B: Mit ande­ren Worten: Die Summe, die wir von der Zentralbank bekom­men, löst alle unse­re Probleme.
F: Ja, ja, das wird ver­flucht sicher so pas­sie­ren …
B: Das heisst …
F: Das heisst – ver­mas­selt es nicht!
B: Und kommt nie wie­der zurück!
F: Ja, ver­mas­selt es nicht, ja, ja, ja!

Es ist das einer der Artikel, auf die ich am stol­ze­sten bin, gera­de weil kaum ein Wort von mir drin steht.

Wer sagt, dass die pure, inte­gra­le Übernahme kei­ne Leistung sei, der ver­glei­che den kom­plett geklau­ten Artikel mit dem ehren­haft zusam­men­ge­koch­ten Bericht aus ein paar Zitaten (etwa hier). Ungekürzt hat der Fall eine ganz ande­re Wucht.
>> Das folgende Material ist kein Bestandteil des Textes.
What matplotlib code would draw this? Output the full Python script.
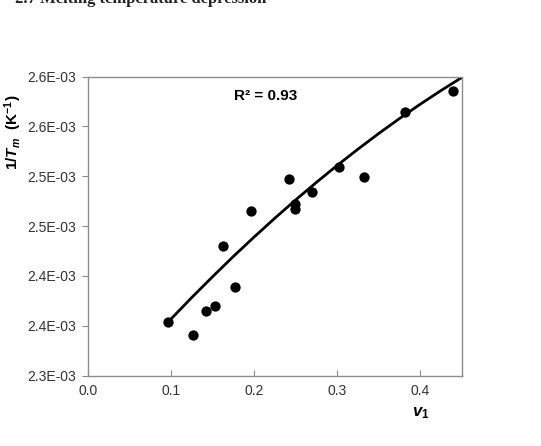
import matplotlib
matplotlib.use("Agg")
import matplotlib.pyplot as plt

plt.rcParams['font.family'] = ['Liberation Sans', 'DejaVu Sans']
plt.rcParams['mathtext.fontset'] = 'custom'
plt.rcParams['mathtext.rm'] = 'Liberation Sans:bold'
plt.rcParams['mathtext.it'] = 'Liberation Sans:bold:italic'
plt.rcParams['mathtext.bf'] = 'Liberation Sans:bold'

# volume fraction v1 and 1/Tm (K^-1)
v1 = [0.096, 0.127, 0.142, 0.153, 0.163, 0.177, 0.196, 0.242,
      0.249, 0.249, 0.270, 0.302, 0.333, 0.382, 0.440]
inv_tm = [2.3534e-3, 2.3406e-3, 2.3650e-3, 2.3700e-3, 2.4296e-3, 2.3885e-3,
          2.4647e-3, 2.4975e-3, 2.4720e-3, 2.4668e-3, 2.4841e-3, 2.5095e-3,
          2.4989e-3, 2.5640e-3, 2.5857e-3]

# trend line
fit_v1 = [0.0988, 0.125, 0.15, 0.175, 0.2, 0.225, 0.25, 0.275,
          0.3, 0.325, 0.35, 0.375, 0.4, 0.425, 0.45]
fit_inv_tm = [2.3557e-3, 2.3783e-3, 2.3991e-3, 2.4194e-3, 2.4389e-3,
              2.4578e-3, 2.4761e-3, 2.4937e-3, 2.5107e-3, 2.5270e-3,
              2.5427e-3, 2.5577e-3, 2.5721e-3, 2.5858e-3, 2.5989e-3]

xticks = [0.0, 0.1, 0.2, 0.3, 0.4]
xtick_labels = ['0.0', '0.1', '0.2', '0.3', '0.4']
yticks = [2.30e-3, 2.35e-3, 2.40e-3, 2.45e-3, 2.50e-3, 2.55e-3, 2.60e-3]
ytick_labels = ['2.3E-03', '2.4E-03', '2.4E-03', '2.5E-03', '2.5E-03', '2.6E-03', '2.6E-03']

fig = plt.figure(figsize=(5.41, 4.46), dpi=100)
ax = fig.add_axes([0.1627, 0.158, 0.6904, 0.6704])

ax.plot(fit_v1, fit_inv_tm, color='black', lw=2.0, zorder=2,
        solid_joinstyle='round')
ax.scatter(v1, inv_tm, s=55, color='black', zorder=3, linewidths=0)

ax.set_xlim(0, 0.45)
ax.set_ylim(2.30e-3, 2.60e-3)
ax.set_xticks(xticks)
ax.set_xticklabels(xtick_labels)
ax.set_yticks(yticks)
ax.set_yticklabels(ytick_labels)

for s in ax.spines.values():
    s.set_color('#8c8c8c')
    s.set_linewidth(1.0)
ax.tick_params(axis='x', direction='in', length=4, color='#8c8c8c',
               labelsize=10, labelcolor='#333333', pad=6)
ax.tick_params(axis='y', direction='out', length=4, color='#8c8c8c',
               labelsize=10, labelcolor='#333333', pad=5)

ax.text(0.475, 0.935, 'R² = 0.93', transform=ax.transAxes, ha='center',
        va='center', fontsize=11, fontweight='bold')

fig.text(13 / 541, 1 - 132 / 446, r'1/$T_m$  (K$^{\mathrm{-1}}$)', rotation=90,
         ha='center', va='center', fontsize=11, fontweight='bold')
fig.text(421 / 541, 1 - 413 / 446, r'$v_{\mathit{1}}$', ha='center', va='center',
         fontsize=12)

# clipped section heading from the page above
fig.text(0.028, 0.993, '2.7 Melting temperature depression', ha='left',
         va='baseline', fontsize=12, fontweight='bold',
         family='Liberation Serif', color='#222222')

fig.savefig('out.png', dpi=100)
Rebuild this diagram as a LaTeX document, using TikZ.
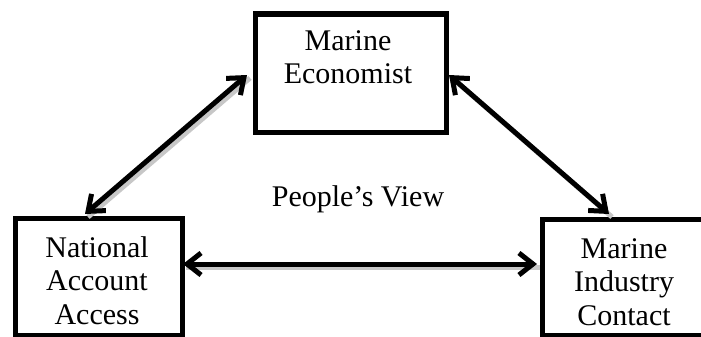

Die Moral? Man soll­te bei Fundstücken immer die Augen offen hal­ten, ob sich nicht mehr ver­wen­den lässt als zwei, drei kur­ze Zitate – etwa gan­ze Passagen oder im Idealfall der gan­ze Text. Denn gros­se Journalisten waren schon immer gros­se Diebe.

Die Amateure klau­en etwas Schmuck. Die Profis den gan­zen Palast.